If Adam Vaughan has his way, city council is headed for a controversy that will dwarf last week’s surprise prohibition on shopping bags. In the wake of the June 2 Eaton Centre shooting, which he says is merely the tip of the iceberg, the councillor is exploring a ban on the sale of ammunition within city limits.

It’s just one option that has emerged from conversations he and Councillor Kristyn Wong-Tam have had with the city solicitor on what council can do to make it more difficult for residents to buy, own, and use guns in Toronto.

“We’re taking a look… and trying to make the sale of ammunition, the storage of handguns, everything to do with handguns, effectively illegal. Making it as hard to do, if not illegal to do, in Toronto,” Vaughan says. “I’ve had it.”

The city has limited options when it comes to regulating firearm activity, which mainly falls under federal and provincial jurisdiction. However, Vaughan believes zoning bylaws, which the city does control, could be used to outlaw the sale of ammunition or enact prohibitively strict controls on how gun collectors store their weapons.

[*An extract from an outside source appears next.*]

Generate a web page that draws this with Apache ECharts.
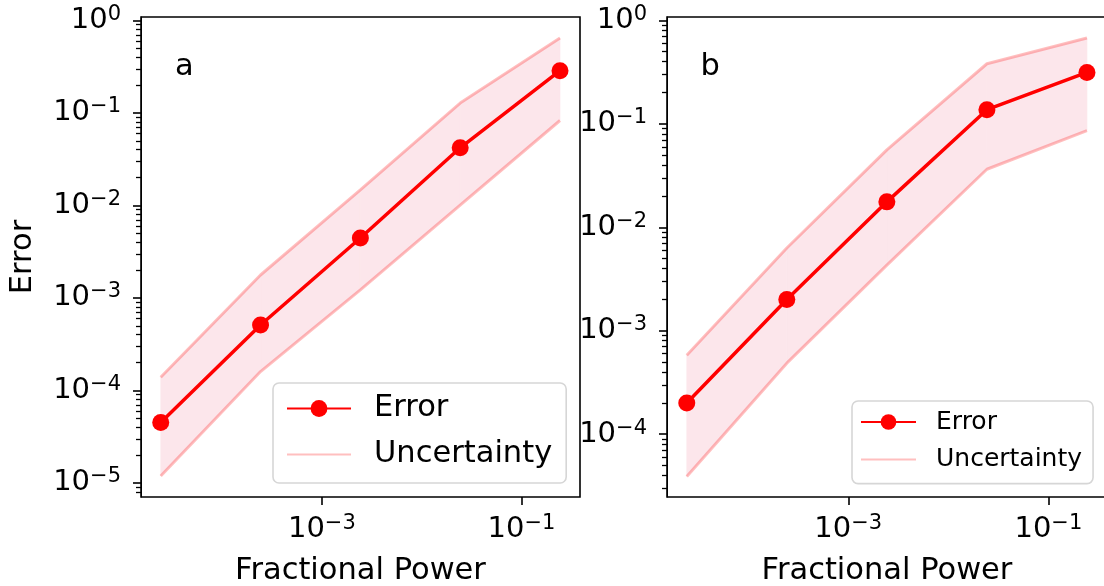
<!DOCTYPE html>
<html><head><meta charset="utf-8">
<script src="https://cdn.jsdelivr.net/npm/echarts@6/dist/echarts.min.js"></script>
<style>html,body{margin:0;padding:0;background:#fff}#c{width:1104px;height:586px}</style>
</head><body><div id="c"></div>
<script>
// ---- data ----
const fractionalPower = [2.43e-5, 2.43e-4, 2.43e-3, 2.43e-2, 2.43e-1];
const errorA = [4.5e-5, 5.1e-4, 4.45e-3, 0.042, 0.286];
const upperA = [1.39e-4, 1.77e-3, 1.47e-2, 0.128, 0.645];
const lowerA = [1.19e-5, 1.6e-4, 1.22e-3, 1.01e-2, 0.0828];
const errorB = [2.0e-4, 2.0e-3, 0.0176, 0.137, 0.314];
const upperB = [5.8e-4, 6.3e-3, 0.056, 0.381, 0.676];
const lowerB = [3.9e-5, 4.85e-4, 4.3e-3, 0.0364, 0.0861];
const xTicks = [1e-3, 1e-1];
const yTicksA = [1e-5, 1e-4, 1e-3, 1e-2, 1e-1, 1];
const yTicksB = [1e-4, 1e-3, 1e-2, 1e-1, 1];
const panelLabels = ['a', 'b'];
const seriesNames = ['Error', 'Uncertainty'];
const xLabel = 'Fractional Power';
const yLabel = 'Error';

// axis limits (log10 extents)
const xRange = [Math.pow(10, -4.812), Math.pow(10, -0.414)];
const yRangeA = [Math.pow(10, -5.152), Math.pow(10, 0.037)];
const yRangeB = [Math.pow(10, -4.608), Math.pow(10, 0.033)];

const FONT = 'DejaVu Sans';
const RED = '#ff0000';
const BAND_LINE = 'rgba(255,0,0,0.25)';
const BAND_FILL = 'rgb(252,230,235)';

function minorTicks(majors, range) {
  const out = [];
  const decades = [majors[0] / 10].concat(majors);
  decades.forEach(d => {
    for (let m = 2; m <= 9; m++) {
      const v = m * d;
      if (v >= range[0] && v <= range[1]) out.push(v);
    }
  });
  return out;
}
function fmt(v) {
  const e = Math.round(Math.log10(v));
  return '{base|10}{sup|' + (e < 0 ? '\u2212' + (-e) : String(e)) + '}';
}
const rich = {
  base: { fontFamily: FONT, fontSize: 29, lineHeight: 29, verticalAlign: 'bottom', color: '#000' },
  sup: { fontFamily: FONT, fontSize: 21, lineHeight: 21, verticalAlign: 'bottom', padding: [0, 0, 10, 0], color: '#000' }
};
const pairs = ys => fractionalPower.map((x, i) => [x, ys[i]]);
const bandSegments = (up, lo) => fractionalPower.slice(0, -1).map((x, i) =>
  [x, up[i], lo[i], fractionalPower[i + 1], up[i + 1], lo[i + 1]]);

const grids = [
  { left: 141, top: 17, width: 439, height: 480 },
  { left: 667, top: 17, width: 440, height: 480 }
].map(g => Object.assign(g, { show: true, borderColor: '#000', borderWidth: 1.6, backgroundColor: 'transparent',
  outerBoundsMode: 'none', containLabel: false }));

function xAxisFor(gi) {
  return {
    type: 'log', gridIndex: gi, min: xRange[0], max: xRange[1],
    name: xLabel, nameLocation: 'middle', nameGap: 59, nameMoveOverlap: false,
    nameTextStyle: { fontFamily: FONT, fontSize: 30.5, color: '#000' },
    axisLine: { show: false },
    splitLine: { show: false }, minorSplitLine: { show: false },
    axisTick: { show: true, customValues: xTicks, length: 8, lineStyle: { color: '#000', width: 1.6 } },
    axisLabel: { customValues: xTicks, formatter: fmt, rich: rich, margin: 18,
                 fontFamily: FONT, fontSize: 29, color: '#000' }
  };
}
function yAxisMain(gi, range, majors, name) {
  return {
    type: 'log', gridIndex: gi, min: range[0], max: range[1], position: 'left',
    name: name || '', nameLocation: 'middle', nameGap: 102, nameRotate: 90, nameMoveOverlap: false,
    nameTextStyle: { fontFamily: FONT, fontSize: 30.5, color: '#000' },
    axisLine: { show: false },
    splitLine: { show: false }, minorSplitLine: { show: false },
    axisTick: { show: true, customValues: majors, length: 8, lineStyle: { color: '#000', width: 1.6 } },
    axisLabel: { customValues: majors, formatter: fmt, rich: rich, margin: 20,
                 fontFamily: FONT, fontSize: 29, color: '#000' }
  };
}
function yAxisMinor(gi, range, majors) {
  return {
    type: 'log', gridIndex: gi, min: range[0], max: range[1], position: 'left', offset: 0,
    axisLine: { show: true, lineStyle: { color: '#000', width: 1 } }, splitLine: { show: false },
    axisTick: { show: true, customValues: minorTicks(majors, range), length: 5, lineStyle: { color: '#000', width: 1.3 } },
    axisLabel: { show: false }
  };
}

function panelSeries(xi, yi, err, up, lo) {
  return [
    { name: 'band', type: 'custom', xAxisIndex: xi, yAxisIndex: yi, data: bandSegments(up, lo),
      silent: true, z: 1,
      renderItem: function (params, api) {
        const p1 = api.coord([api.value(0), api.value(1)]);
        const p2 = api.coord([api.value(3), api.value(4)]);
        const p3 = api.coord([api.value(3), api.value(5)]);
        const p4 = api.coord([api.value(0), api.value(2)]);
        return { type: 'polygon', shape: { points: [p1, p2, p3, p4] },
                 style: { fill: BAND_FILL, stroke: BAND_FILL, lineWidth: 0.6 } };
      } },
    { name: seriesNames[1], type: 'line', xAxisIndex: xi, yAxisIndex: yi, data: pairs(lo),
      symbol: 'none', lineStyle: { color: BAND_LINE, width: 3 }, itemStyle: { color: BAND_LINE }, z: 2 },
    { name: seriesNames[1], type: 'line', xAxisIndex: xi, yAxisIndex: yi, data: pairs(up),
      symbol: 'none', lineStyle: { color: BAND_LINE, width: 3 }, itemStyle: { color: BAND_LINE }, z: 2 },
    { name: seriesNames[0], type: 'line', xAxisIndex: xi, yAxisIndex: yi, data: pairs(err),
      symbol: 'circle', symbolSize: 17, showSymbol: true,
      lineStyle: { color: RED, width: 3.5 }, itemStyle: { color: RED }, z: 5 }
  ];
}

function legendFor(pos, fontSize, itemW, itemH, lineH, gap, padding, textPadLeft) {
  return Object.assign({
    orient: 'vertical', itemWidth: itemW, itemHeight: itemH, itemGap: gap, padding: padding,
    backgroundColor: 'rgba(255,255,255,0.8)', borderColor: '#d6d6d6', borderWidth: 1.6, borderRadius: 6,
    selectedMode: false,
    textStyle: { fontFamily: FONT, fontSize: fontSize, lineHeight: lineH, color: '#000', padding: [0, 0, 0, textPadLeft] },
    data: [
      { name: seriesNames[0] },
      { name: seriesNames[1], itemStyle: { opacity: 0 } }
    ]
  }, pos);
}

const titleStyle = { fontFamily: FONT, fontSize: 30.5, fontWeight: 'normal', color: '#000' };
const option = {
  animation: false,
  backgroundColor: '#fff',
  title: [
    { text: panelLabels[0], left: 175, top: 52, padding: 0, textStyle: titleStyle },
    { text: panelLabels[1], left: 700.5, top: 52, padding: 0, textStyle: titleStyle }
  ],
  grid: grids,
  xAxis: [xAxisFor(0), xAxisFor(1)],
  yAxis: [yAxisMain(0, yRangeA, yTicksA, yLabel), yAxisMinor(0, yRangeA, yTicksA),
          yAxisMain(1, yRangeB, yTicksB, ''), yAxisMinor(1, yRangeB, yTicksB)],
  legend: [
    legendFor({ left: 273, top: 383 }, 30.5, 64, 21, 30, 15, [10, 14, 13, 13], 18),
    legendFor({ left: 852, top: 401 }, 25, 55, 19.6, 26, 11.6, [8, 11, 11, 8], 15)
  ],
  series: [].concat(
    panelSeries(0, 0, errorA, upperA, lowerA),
    panelSeries(1, 2, errorB, upperB, lowerB)
  )
};
const chart = echarts.init(document.getElementById('c'), null, { renderer: 'canvas' });
chart.setOption(option);
</script></body></html>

A ban on handgun ammo could also affect rifle owners because, according to Vaughan, bullets used in long guns can sometimes be used in smaller weapons as well.

This is not the first time that highly publicized violence has prompted debate about gun control at City Hall. Following the so-called “Summer of the gun” in 2007, David Miller convinced council to ban firing ranges and restrict the manufacture of guns in the city.

But Miller’s efforts fell short of what Vaughan is proposing. The councillor says he’s looking into reviving several Miller-era initiatives that he believes staff never followed up on.

But even Vaughan’s supporters have doubts about how far the city can go. Wong-Tam’s exchanges with the city solicitor have led her to believe council can only do so much without support from other levels of government.

“I wouldn’t say there’s nothing the city can do, but certainly we’ll have to have the cooperation of the federal government,” she says.

Wong-Tam, who represents the ward that includes the Eaton Centre, envisions a more indirect approach that would see council work with other municipalities to ask Ottawa to enact a national handgun ban.

Tony Bernardo of the Toronto Shooting Sports Association is livid that councillors would suggest outlawing the sale of ammunition to legal gunowners. Under provincial law, anyone buying bullets has to have a valid firearms license and has their name, address, and type of ammunition recorded at the point of purchase. Bernando believes these controls are more than effective in ensuring that the ammunition doesn’t fall into the wrong hands.

“For the ‘city fathers’ of Toronto to go after legal, licensed sales of ammunition for hunters and target shooters, is absolutely reprehensible,” Bernando says. “Because they can’t control crime in their city, they’re going to blame people who don’t cause the crime? This is absolutely ridiculous. They should be ashamed.”

To Bernando’s knowledge, there are only a “handful” retailers and a single wholesaler who deal ammunition in the city.

Should Vaughan bring a gun control motion to council, it may find little support, particularly in light of a vote last month that reversed a decision made under Miller to banish the Toronto Sportsmen’s Show from the CNE. Councillors who voted to re-admit the event in May justified their position by arguing, like Bernardo, that legal gun ownership has little to do with crime.

That was before the Eaton Centre shooting that killed two and injured six others put gun violence back on the front pages however.

Deputy Mayor Doug Holyday, who staunchly opposed banning gun clubs and the original CNE decision, said Tuesday he’s open to hearing suggestions Vaughan brings forward.

“I don’t know what authority we do have to do some of these things,” Holyday said. “But I would certainly be willing to listen to any proposal and get the staff input on it and the solicitor’s input on it and go from there.”